Paradoxalement, il n'y a pas eu tant de changements, seulement onze personnes en 27 ans. Les trois du départ sont toujours là, et ceux qui entrent chez Tri Yann restent huit-dix ans, et ne partent jamais sur une brouille. Tri Yann reste une grande famille, on reste une bande de frangins.

Vous composez depuis 1976 vos propres créations. Quels thèmes vous intéressent aujourd'hui ?
Tri Yann est un groupe qui se veut engagé et donc critique par rapport à son milieu et à son époque. Le type qui a autrefois écrit La jument de Michao était irrité par le propriétaire de cette jument qui embêtait tout le monde dans le hameau et qui ne savait pas se tenir. Eh bien, ce compositeur a réglé le problème en écrivant une chanson. De la même façon aujourd'hui, tout près du prochain millénaire, on doit être capable de parler des problèmes de société. La tradition bretonne ne faisait rien d'autre. Combien de procès ont été traités dans les gwerzoù ! C'est aussi pour ça qu'on chante aujourd'hui l'affaire Seznec : on n'est pas simplement là pour chanter "Digue digue dondaine" ! On doit être capable de chanter les événements heureux de la Bretagne et quelquefois d'épingler ceux qui sont malheureux ou scandaleux. On se bat aussi pour une véritable identité bretonne, pour une Bretagne qui sait reconnaître ses points forts et ses points faibles.

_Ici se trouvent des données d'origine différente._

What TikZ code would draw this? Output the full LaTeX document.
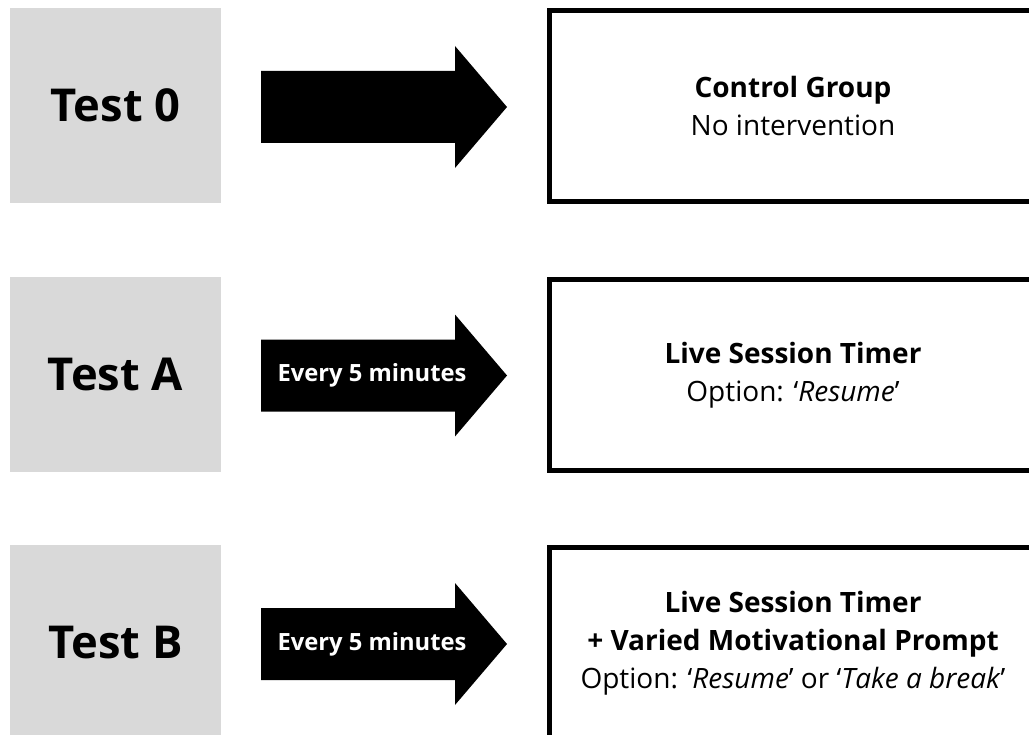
\documentclass[tikz,border=0pt]{standalone}
\usepackage{fontspec}
\setmainfont{Open Sans}
\definecolor{boxgrey}{HTML}{D9D9D9}

\begin{document}
\begin{tikzpicture}[x=0.75pt,y=-0.75pt]
\tikzstyle{testbox}=[fill=boxgrey, inner sep=0pt, minimum width=158.25pt, minimum height=146.25pt, font=\bfseries\fontsize{34}{38}\selectfont]
\tikzstyle{groupbox}=[draw=black, line width=3.75pt, inner sep=0pt, minimum width=365.25pt, minimum height=142.9pt, align=center, font=\fontsize{21}{28.5}\selectfont]
\tikzstyle{arrowtext}=[text=white, inner sep=0pt, font=\bfseries\fontsize{17.8}{20}\selectfont]
\useasboundingbox (0,0) rectangle (1029,735);
\clip (0,0) rectangle (1029,735);
% row 0
\node [testbox] (test0) at (115.5,105.5) {Test 0};
\fill [black] (261,71) -- (455,71) -- (455,46) -- (507,107) -- (455,168) -- (455,143) -- (261,143) -- cycle;
\node [groupbox] (group0) at (793,106.25) {\textbf{Control Group}\\No intervention};
% row A
\node [testbox] (testA) at (115.5,374) {Test A};
\fill [black] (261,339.5) -- (455,339.5) -- (455,314.5) -- (507,375.5) -- (455,436.5) -- (455,411.5) -- (261,411.5) -- cycle;
\node [arrowtext] (everyA) at (372,375.5) {Every 5 minutes};
\node [groupbox] (groupA) at (793,374.75) {\textbf{Live Session Timer}\\Option: ‘\textit{Resume}’};
% row B
\node [testbox] (testB) at (115.5,642.5) {Test B};
\fill [black] (261,608) -- (455,608) -- (455,583) -- (507,644) -- (455,705) -- (455,680) -- (261,680) -- cycle;
\node [arrowtext] (everyB) at (372,644) {Every 5 minutes};
\node [groupbox] (groupB) at (793,643.25) {\textbf{Live Session Timer}\\\textbf{+ Varied Motivational Prompt}\\Option: ‘\textit{Resume}’ or ‘\textit{Take a break}’};
\end{tikzpicture}
\end{document}
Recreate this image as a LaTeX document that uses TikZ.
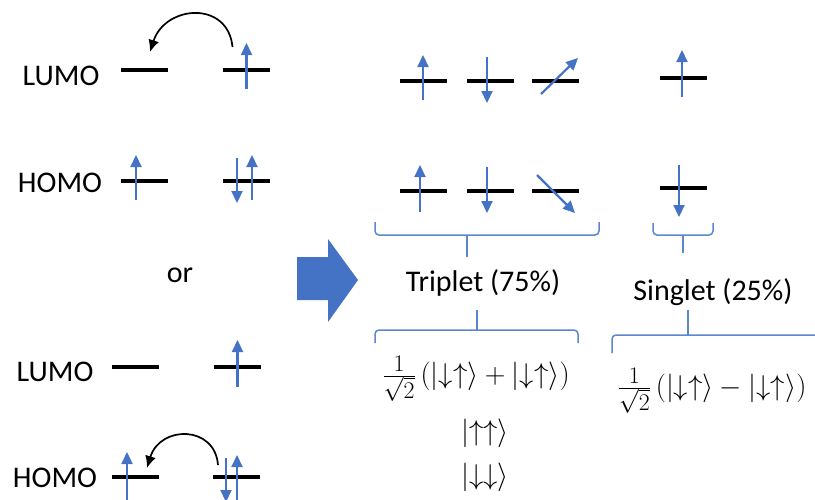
\documentclass[tikz,border=0pt]{standalone}
\usepackage{fontspec}
\setmainfont{Carlito}
\usepackage{tikz}
\usetikzlibrary{arrows.meta,positioning,calc}
\definecolor{spinblue}{HTML}{4472C4}
\definecolor{braceblue}{HTML}{5B87CC}

\begin{document}
\begin{tikzpicture}[
  x=1pt,y=-1pt,
  lbl/.style={font=\fontsize{30}{36}\selectfont,inner sep=0pt},
  ket/.style={font=\fontsize{24.88}{30}\selectfont,inner sep=0pt,scale=1.15,transform shape},
  level/.style={fill=black,minimum width=47pt,minimum height=3.2pt,inner sep=0pt,outer sep=0pt},
  spin/.style={-{Triangle[length=12pt,width=11pt]},line width=2.2pt,draw=spinblue},
  hop/.style={-{Latex[length=12pt,width=11pt]},line width=1.7pt},
  brace/.style={draw=braceblue,line width=1.5pt,rounded corners=4pt},
]
\useasboundingbox (0,0) rectangle (815,499);

% left: the two ways of exciting
\node[lbl] (lumoA) at (61,76) {LUMO};
\node[lbl] (homoA) at (60,183) {HOMO};
\node[lbl] (orword) at (180,275) {or};
\node[lbl] (lumoB) at (55,372) {LUMO};
\node[lbl] (homoB) at (55,478) {HOMO};

\node[level] (luA1) at (144,70) {};
\node[level] (luA2) at (246.5,70) {};
\node[level] (hoA1) at (144,181) {};
\node[level] (hoA2) at (246.5,181) {};
\node[level] (luB1) at (135,367) {};
\node[level] (luB2) at (237.5,367) {};
\node[level] (hoB1) at (135,477) {};
\node[level] (hoB2) at (236.5,477) {};

\draw[spin] ([shift={(0,19)}]luA2.center) -- ([shift={(0,-27)}]luA2.center);
\draw[spin] ([shift={(-8,19)}]hoA1.center) -- ([shift={(-8,-26)}]hoA1.center);
\draw[spin] ([shift={(-9.5,-23)}]hoA2.center) -- ([shift={(-9.5,22)}]hoA2.center);
\draw[spin] ([shift={(5.5,19)}]hoA2.center) -- ([shift={(5.5,-26)}]hoA2.center);

\draw[spin] ([shift={(0,20)}]luB2.center) -- ([shift={(0,-27)}]luB2.center);
\draw[spin] ([shift={(-8,23)}]hoB1.center) -- ([shift={(-8,-25)}]hoB1.center);
\draw[spin] ([shift={(-10.5,-19)}]hoB2.center) -- ([shift={(-10.5,25)}]hoB2.center);
\draw[spin] ([shift={(0.5,25)}]hoB2.center) -- ([shift={(0.5,-22)}]hoB2.center);

\coordinate (hopA) at ([shift={(-14,-23)}]luA2.center);
\coordinate (hopAend) at ([shift={(6,-18)}]luA1.center);
\coordinate (hopB) at ([shift={(-18.5,-12)}]hoB2.center);
\coordinate (hopBend) at ([shift={(12,-9)}]hoB1.center);
\draw[hop] (hopA) .. controls (228,0) and (165,5) .. (hopAend);
\draw[hop] (hopB) .. controls (215,425) and (160,425) .. (hopBend);

% block arrow
\fill[spinblue] (297,257) -- (328,257) -- (328,239) -- (358,280) -- (328,322) -- (328,300) -- (297,300) -- cycle;

% right: the four spin states
\node[level] (tr1) at (423,81) {};
\node[level] (tr2) at (490.5,81) {};
\node[level] (tr3) at (555.5,81) {};
\node[level] (br1) at (423,191) {};
\node[level] (br2) at (490.5,191) {};
\node[level] (br3) at (555.5,191) {};
\node[level] (sg1) at (683,78) {};
\node[level] (sg2) at (683,188) {};

\draw[spin] ([shift={(0,19)}]tr1.center) -- ([shift={(0,-26)}]tr1.center);
\draw[spin] ([shift={(-3.5,-24)}]tr2.center) -- ([shift={(-3.5,22)}]tr2.center);
\draw[spin] ([shift={(-14.5,13)}]tr3.center) -- ([shift={(22.5,-23)}]tr3.center);
\draw[spin] ([shift={(-3,21)}]br1.center) -- ([shift={(-3,-26)}]br1.center);
\draw[spin] ([shift={(-3.5,-24)}]br2.center) -- ([shift={(-3.5,22)}]br2.center);
\draw[spin] ([shift={(-18.5,-16)}]br3.center) -- ([shift={(19.5,22)}]br3.center);
\draw[spin] ([shift={(-1,19)}]sg1.center) -- ([shift={(-1,-28)}]sg1.center);
\draw[spin] ([shift={(-4,-23)}]sg2.center) -- ([shift={(-4,29)}]sg2.center);

% braces
\draw[brace] (375,222) |- (599,235) -- (599,222);
\draw[brace] (467,235) -- (467,257);
\draw[brace] (653,223) |- (713,235) -- (713,223);
\draw[brace] (683,235) -- (683,253);

\node[lbl] (triplet) at (483,283) {Triplet (75\%)};
\node[lbl] (singlet) at (713,292) {Singlet (25\%)};

\draw[brace] (375,343) |- (578,330) -- (578,343);
\draw[brace] (477,310) -- (477,330);
\draw[brace] (612,353) |- (830,335);
\draw[brace] (688,310) -- (688,335);

\node[ket] (tripA) at (476,379) {$\frac{1}{\sqrt{2}}\,(|{\downarrow}{\uparrow}\rangle+|{\downarrow}{\uparrow}\rangle)$};
\node[ket] (tripB) at (485,433) {$|{\uparrow}{\uparrow}\rangle$};
\node[ket] (tripC) at (485,477) {$|{\downarrow}{\downarrow}\rangle$};
\node[ket] (singA) at (712,391) {$\frac{1}{\sqrt{2}}\,(|{\downarrow}{\uparrow}\rangle-|{\downarrow}{\uparrow}\rangle)$};
\end{tikzpicture}
\end{document}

Vous vous êtes aventuré dans d'autres disciplines, comme la bande dessinée avec Bilal. Avez-vous d'autres projets dans ce sens ?
L'expérience avec le "Vaisseau de pierre" de Bilal était très positive, on en avait tellement envie que je me demande si Tri Yann existerait encore si on ne l'avait pas fait. On devait en accoucher, mais on a finalement été peu soutenu, sauf par les grands festivals bretons. C'était une première expérience et un échec financier, alors on est un peu resté sur notre faim. On aimerait faire dans deux ans un spectacle "déambulatoire", emmener le public près d'une chapelle ou d'une fontaine pour des moments musicaux ou de contes, plus ou moins grandioses ou intimistes.

Vous vous présentez avant tout comme un groupe de scène. Pouvez-vous expliquer ce que ça veut dire pour vous ?
Tri Yann croît beaucoup à la convivialité. Les disques, ce n'est jamais que de la musique en boîte, c'est de la conserve. La scène, c'est le spectacle, l'authenticité, la rencontre. On essaie de recréer l'ambiance de la veillée, quelque chose de fondamental dans la culture bretonne. Ce n'est pas parce que cette ambiance a plus ou moins été abîmée ou tuée par la télé qu'il faut baisser les bras.

Vous avez prouvé qu'on pouvait défendre le passé de manière très actuelle. Quels conseils donneriez-vous à ceux qui veulent aujourd'hui défendre des traditions ?
Il ne faut surtout pas qu'il fasse du Tri Yann ! A partir du moment où on fait de la copie, ce n'est pas intéressant. Il faut qu'ils écrivent eux-mêmes leurs textes, leurs musiques, qu'ils inventent leur propre forme musicale. Mon conseil, c'est de ne pas écouter les conseils et de ne pas faire comme les autres. Et puis surtout, qu'ils défendent la musique la plus proche d'eux.